Namun, sebagaimana umumnya manusia, di umur–umur tertentu generasi millennial tersebut sadar dengan sederet kegagalannya menjadi manusia yang memberikan kemanfaatan kepada orang lain dengan nilai lebih yang dimilikinya.
***
Maka di umur–umur 27 tahun ke atas, atau setidaknya setelah menikah, generasi millenial ini biasanya mulai sadar. Berusaha mengubah kebiasaan buruknya secara perlahan.
Berbagai catatan buruk tersebut bukan sebentuk rasa pesimis terhadap generasi millenial, tetapi sebagai semacam evaluasi saja bahwa kita di Indonesia ini, dalam mengelola pendidikan masih sangat buruk.
Sudah terlalu jauh dunia pendidikan kita mengubah seseorang menjadi alien di dusun atau kampungnya sendiri. Seperti generasi millenial itu, misalnya anak petani tetapi anti dengan bertani, karena menganggap bertani pekerjaan rendahan.
Bagaimana dengan generasi berikutnya ? Bisa dibayangkan, generasi millenial saja yang umurnya lebih tua, yang di masa kecilnya dipenuhi dengan hegemoni sosial, budaya yang entah dari mana datangnya dengan intensitas tidak setinggi sekarang, ditambah perkembangan teknologi yang belum sepesat ini, runtuh jati dirinya. Bahkan cenderung gagal menjadi manusia, apalagi dengan generasi berikutnya.

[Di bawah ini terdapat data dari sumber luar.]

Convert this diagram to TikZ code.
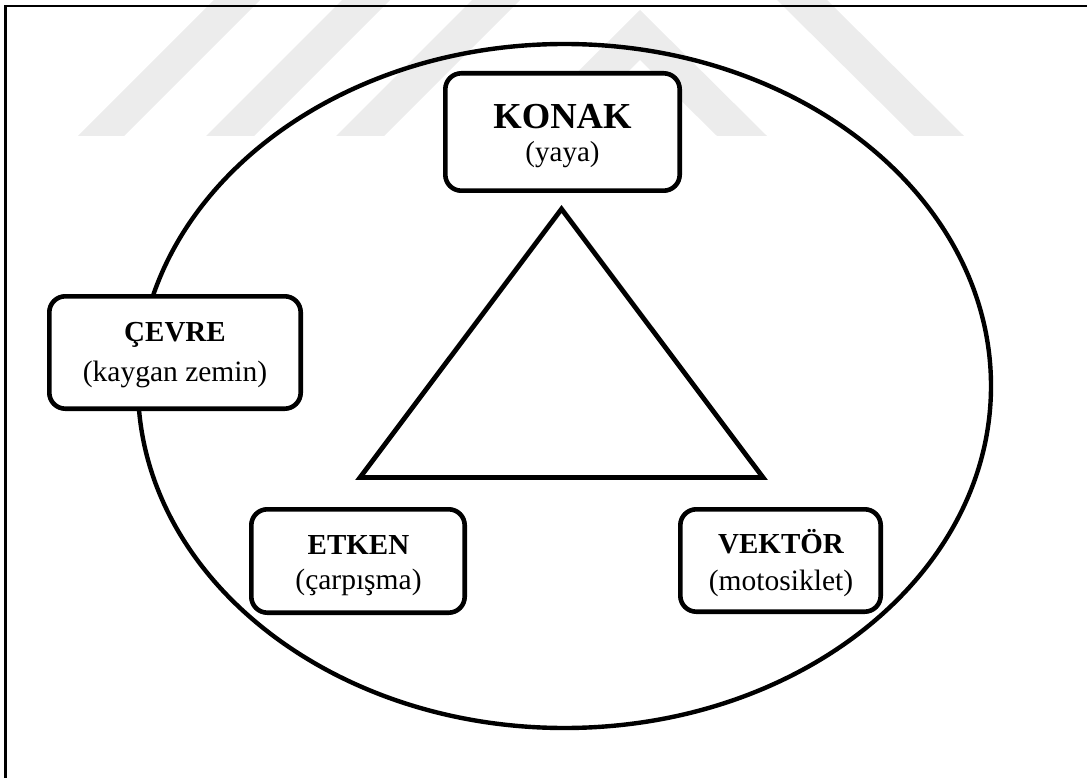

Maka, tidak mengherankan kalau ada anak SD yang mengucapkan sumpah serapah yang tentu saja tidak pantas kepada guru, bahkan orangtuanya sendiri.
Ini menjadi keprihatinan kita bersama. Namun, keprihatinan tanpa aksi yang nyata hanya omong kosong belaka.
Terakhir, itu hanya sebatas amatan saya, dari apa yang saya alami. Jangan digeneralisasi.